The term "Monte Carlo" dates from the 1940s, when physicists at Los Alamos devised games of chance that they could study to help understand complex physical phenomena relating to the atom bomb. Coverage of Monte Carlo methods in this sense can be found in several textbooks (e.g., Kalos and Whitlock, 1986; Rubinstein, 1981).

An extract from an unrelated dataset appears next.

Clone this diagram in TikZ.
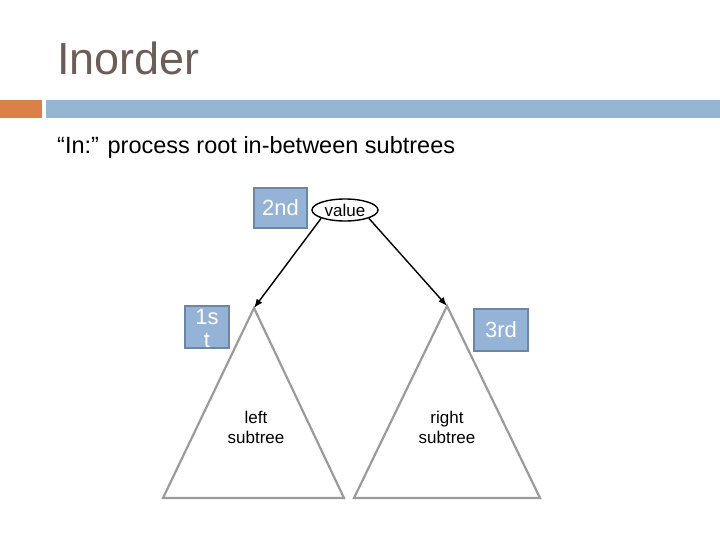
\documentclass[tikz,border=0pt]{standalone}
\usepackage{fontspec}
\setmainfont{Liberation Sans}
\usetikzlibrary{shapes, arrows.meta}
\definecolor{titlegray}{RGB}{108,94,87}
\definecolor{barorange}{RGB}{221,128,71}
\definecolor{barblue}{RGB}{148,182,210}
\definecolor{boxblue}{RGB}{149,179,215}
\definecolor{boxedge}{RGB}{108,135,166}
\definecolor{treegray}{RGB}{155,155,155}
\tikzset{
  stepbox/.style = {draw=boxedge, line width=2.5pt, fill=boxblue, text=white,
    font=\fontsize{22}{23}\selectfont, inner sep=0pt},
  subtree/.style = {draw=treegray, line width=2.2pt},
  treelabel/.style = {align=center, font=\fontsize{17}{20}\selectfont},
  visit/.style = {-{Latex[length=9pt,width=7pt]}, line width=1.4pt}
}

\begin{document}
\begin{tikzpicture}[x=1pt, y=-1pt]
  \useasboundingbox (0,0) rectangle (720,540);
  % heading
  \node[anchor=base west, inner sep=0pt, text=titlegray,
    font=\fontsize{45}{45}\selectfont] (title) at (57,75) {Inorder};
  \fill[barorange] (0,100) rectangle (42,118);
  \fill[barblue] (46,100) rectangle (720,118);
  \node[anchor=base west, inner sep=0pt, font=\fontsize{23.5}{26}\selectfont]
    (sub) at (57,154) {“In:” process root in-between subtrees};

  % root and the two subtrees
  \node[draw, ellipse, line width=1.4pt, minimum width=66pt, minimum height=22pt,
    inner sep=0pt, font=\fontsize{17}{17}\selectfont] (val) at (345,210) {value};
  \coordinate (lapex) at (254,308);
  \coordinate (rapex) at (447,306);
  \draw[subtree] (lapex) -- (163,498) -- (344,498) -- cycle;
  \draw[subtree] (rapex) -- (354,498) -- (540,498) -- cycle;
  \node[treelabel] (ltext) at (256,427) {left\\subtree};
  \node[treelabel] (rtext) at (447,427) {right\\subtree};
  \draw[visit] (val.south west) -- (lapex);
  \draw[visit] (val.south east) -- (rapex);

  % visiting order
  \node[stepbox, minimum width=53pt, minimum height=40pt] (second) at (280.5,208) {2nd};
  \node[stepbox, minimum width=44pt, minimum height=42pt] (first) at (207,327)
    {\smash{\raisebox{-10pt}{\begin{tabular}{@{}c@{}}1s\\t\end{tabular}}}};
  \node[stepbox, minimum width=54pt, minimum height=42pt] (third) at (501,330) {3rd};
\end{tikzpicture}
\end{document}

An early use of Monte Carlo methods to estimate action values in a reinforcement learning context was by Michie and Chambers (1968). In pole balancing (Example 3.4), they used averages of episode durations to assess the worth (expected balancing "life") of each possible action in each state, and then used these assessments to control action selections. Their method is similar in spirit to Monte Carlo ES. In our terms, they used a form of every-visit MC method. Narendra and Wheeler (1986) studied a Monte Carlo method for ergodic finite Markov chains that used the return accumulated from one visit to a state to the next as a reward for adjusting a learning automaton's action probabilities.

Barto and Duff (1994) discussed policy evaluation in the context of classical Monte Carlo algorithms for solving systems of linear equations. They used the analysis of Curtiss (1954) to point out the computational advantages of Monte Carlo policy evaluation for large problems. Singh and Sutton (1996) distinguished between every-visit and first-visit MC methods and proved results relating these methods to reinforcement learning algorithms.

The blackjack example is based on an example used by Widrow, Gupta, and Maitra (1973). The soap bubble example is a classical Dirichlet problem whose Monte Carlo solution was first proposed by Kakutani (1945; see Hersh and Griego, 1969; Doyle and Snell, 1984). The racetrack exercise is adapted from Barto, Bradtke, and Singh (1995), and from Gardner (1973).